### EXERCISE GOAL
From the first line of the listing below, retype each line up to and including the one with "plt.rcParams['font.family'] = ['Liberation"; pictures stay out.

=== DATA PROVIDED ===

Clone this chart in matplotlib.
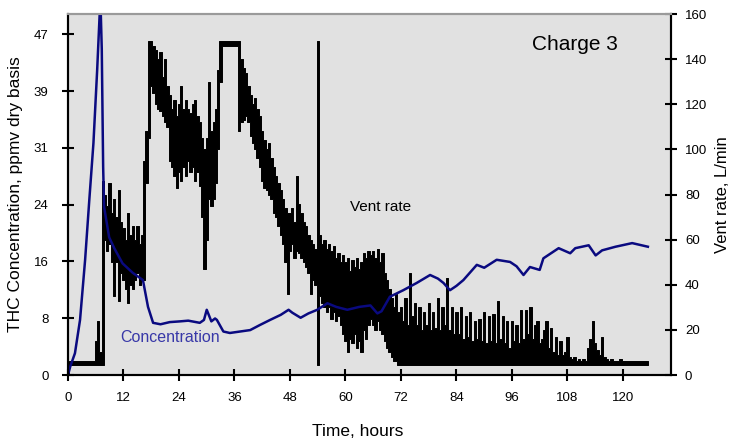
import matplotlib
matplotlib.use('Agg')
import matplotlib.pyplot as plt
import numpy as np

plt.rcParams['font.family'] = ['Liberation Sans', 'DejaVu Sans']

# THC concentration, ppmv (left axis)
conc_t = [0, 0.5, 1.5, 2.6, 3.7, 4.6, 5.5, 6.3, 7.0, 7.3, 7.6, 7.8, 8.9, 10, 11.8, 14,
          16.2, 17.3, 18.4, 20, 22, 24.2, 26, 28.5, 29.4, 30, 30.5, 31, 31.8, 32.2, 33.6,
          35, 37.2, 39.4, 41.5, 43.7, 46, 47.7, 48.5, 50.3, 52, 53.9, 56.1, 58, 60.4, 63,
          65.4, 66.9, 67.8, 69.6, 72.5, 75.4, 78.3, 80, 81.2, 82.6, 84, 85.5, 88.4, 90,
          92.7, 95.6, 97, 98.5, 99.9, 102, 102.8, 106.1, 108.6, 109.7, 112.6, 114.1,
          115.5, 118.4, 122, 125.4]
conc_v = [0, 1.2, 3.0, 7.6, 15.9, 24.1, 32, 42, 52, 45, 28.7, 23.2, 19.0, 17.5, 15.4, 14.1,
          13.1, 9.4, 7.2, 7.0, 7.3, 7.4, 7.5, 7.2, 7.6, 9.0, 8.2, 7.4, 7.8, 7.6, 6.0,
          5.8, 6.0, 6.2, 6.9, 7.6, 8.3, 9.0, 8.6, 7.9, 8.5, 9.0, 9.9, 9.4, 9.0, 9.4,
          9.6, 8.5, 8.8, 10.8, 11.7, 12.7, 13.8, 13.3, 12.7, 11.7, 12.3, 13.1, 15.2, 14.8,
          15.9, 15.6, 15.0, 13.8, 14.9, 14.5, 16.1, 17.5, 16.8, 17.5, 17.9, 16.5,
          17.2, 17.7, 18.2, 17.7]

# Vent rate, L/min (right axis): high and low reading in each half hour, 0 - 125.5 h
vent_hi = [
    3, 6, 6, 6, 6, 6, 6, 6, 6, 6, 6, 6,
    15, 24, 10, 86, 80, 75, 85, 72, 78, 70, 82, 68,
    65, 60, 72, 62, 66, 60, 66, 58, 62, 95, 108, 148,
    148, 146, 144, 140, 143, 132, 140, 128, 124, 118, 122, 115,
    120, 128, 118, 122, 118, 116, 120, 122, 115, 112, 105, 100,
    105, 130, 108, 112, 118, 135, 148, 148, 148, 148, 148, 148,
    148, 148, 148, 140, 136, 134, 128, 124, 120, 123, 118, 115,
    108, 104, 100, 103, 96, 92, 88, 85, 82, 78, 74, 72,
    72, 74, 68, 88, 76, 72, 68, 66, 62, 60, 58, 56,
    148, 62, 58, 60, 56, 58, 55, 57, 52, 54, 50, 53,
    50, 52, 46, 51, 48, 52, 47, 50, 54, 52, 55, 53,
    55, 52, 56, 50, 54, 45, 42, 38, 34, 30, 36, 28,
    30, 24, 34, 22, 45, 26, 32, 22, 30, 20, 28, 22,
    32, 20, 28, 21, 34, 20, 30, 22, 43, 20, 30, 18,
    28, 18, 30, 16, 26, 17, 28, 15, 24, 16, 25, 15,
    28, 14, 26, 15, 27, 14, 33, 16, 26, 14, 24, 12,
    24, 15, 22, 14, 29, 16, 29, 18, 30, 16, 22, 24,
    14, 16, 20, 24, 12, 21, 10, 17, 9, 15, 9, 10,
    17, 8, 7, 8, 6, 7, 6, 7, 6, 12, 16, 24,
    14, 11, 9, 17, 8, 7, 6, 7, 6, 6, 6, 7,
    6, 6, 6, 6, 6, 6, 6, 6, 6, 6, 6, 6,
]
vent_lo = [
    0, 4.5, 4.5, 4.5, 4.5, 4.5, 4.5, 4.5, 4.5, 4.5, 4.5, 4.5,
    4.5, 4.5, 4.5, 4.5, 60, 55, 58, 50, 35, 50, 33, 45,
    42, 38, 32, 40, 38, 42, 45, 40, 42, 42, 85, 105,
    128, 125, 120, 118, 117, 115, 112, 110, 95, 92, 88, 83,
    90, 86, 92, 88, 95, 90, 92, 86, 90, 84, 70, 47,
    60, 78, 75, 78, 85, 100, 130, 146, 146, 146, 146, 146,
    146, 146, 108, 112, 113, 115, 112, 106, 103, 100, 96, 92,
    86, 83, 82, 80, 78, 72, 70, 66, 62, 58, 50, 36,
    55, 58, 52, 55, 54, 52, 50, 48, 45, 36, 42, 40,
    4.5, 35, 32, 30, 28, 30, 25, 28, 24, 26, 22, 18,
    15, 10, 16, 14, 18, 12, 15, 10, 20, 16, 22, 25,
    22, 20, 24, 20, 18, 15, 12, 10, 8, 6, 6, 4.5,
    4.5, 4.5, 4.5, 4.5, 4.5, 4.5, 4.5, 4.5, 4.5, 4.5, 4.5, 4.5,
    4.5, 4.5, 4.5, 4.5, 4.5, 4.5, 4.5, 4.5, 4.5, 4.5, 4.5, 4.5,
    4.5, 4.5, 4.5, 4.5, 4.5, 4.5, 4.5, 4.5, 4.5, 4.5, 4.5, 4.5,
    4.5, 4.5, 4.5, 4.5, 4.5, 4.5, 4.5, 4.5, 4.5, 4.5, 4.5, 4.5,
    4.5, 4.5, 4.5, 4.5, 4.5, 4.5, 4.5, 4.5, 4.5, 4.5, 4.5, 4.5,
    4.5, 4.5, 4.5, 4.5, 4.5, 4.5, 4.5, 4.5, 4.5, 4.5, 4.5, 4.5,
    4.5, 4.5, 4.5, 4.5, 4.5, 4.5, 4.5, 4.5, 4.5, 4.5, 4.5, 4.5,
    4.5, 4.5, 4.5, 4.5, 4.5, 4.5, 4.5, 4.5, 4.5, 4.5, 4.5, 4.5,
    4.5, 4.5, 4.5, 4.5, 4.5, 4.5, 4.5, 4.5, 4.5, 4.5, 4.5, 4.5,
]
vent_t = np.arange(len(vent_hi)) * 0.5

x_ticks = [0, 12, 24, 36, 48, 60, 72, 84, 96, 108, 120]
left_labels = ['0', '8', '16', '24', '31', '39', '47']
right_ticks = [0, 20, 40, 60, 80, 100, 120, 140, 160]

fig = plt.figure(figsize=(7.36, 4.4), dpi=100)
fig.subplots_adjust(left=0.0924, right=0.9117, top=0.968, bottom=0.1477)
ax = fig.add_subplot(111)
ax2 = ax.twinx()

# концентрация поверх вентиляции
ax.set_zorder(ax2.get_zorder() + 1)
ax.patch.set_visible(False)
ax2.patch.set_visible(True)
ax2.patch.set_facecolor('#e1e1e1')

ax2.fill_between(vent_t, vent_lo, vent_hi, step='mid', color='black',
                 edgecolor='black', linewidth=0.7)
ax.plot(conc_t, conc_v, color='#0a0a80', lw=1.8)

ax.set_xlim(0, 130.4)
ax.set_ylim(0, 49.8)
ax2.set_ylim(0, 160)
ax.set_xticks(x_ticks)
ax.set_yticks(np.linspace(0, 47, 7))
ax.set_yticklabels(left_labels)
ax2.set_yticks(right_ticks)

for a in (ax, ax2):
    for s in ('left', 'right', 'bottom'):
        a.spines[s].set_color('black')
        a.spines[s].set_linewidth(1.5)
    a.spines['top'].set_color('#9a9a9a')
    a.spines['top'].set_linewidth(1.5)
    a.tick_params(direction='inout', length=8, width=1.5, labelsize=9.5)
ax.tick_params(axis='y', pad=10)
ax.tick_params(axis='x', pad=8)
ax2.tick_params(axis='y', pad=6)

ax.set_ylabel('THC Concentration, ppmv dry basis', fontsize=12.5, labelpad=8)
ax2.set_ylabel('Vent rate, L/min', fontsize=12, labelpad=6)
ax.set_xlabel('Time, hours', fontsize=12.5, labelpad=8)
ax.xaxis.set_label_coords(0.48, -0.135)

ax2.text(100.3, 146.4, 'Charge 3', fontsize=15, va='center', ha='left')
ax2.text(61, 74.5, 'Vent rate', fontsize=11, va='center', ha='left')
ax.text(11.2, 5.2, 'Concentration', fontsize=11.5, color='#3838a8', va='center', ha='left')

fig.savefig('out.png', dpi=100)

===

### RESPONSE TO THIS TASK
Clone this chart in matplotlib.
import matplotlib
matplotlib.use('Agg')
import matplotlib.pyplot as plt
import numpy as np

plt.rcParams['font.family'] = ['Liberation Sans', 'DejaVu Sans']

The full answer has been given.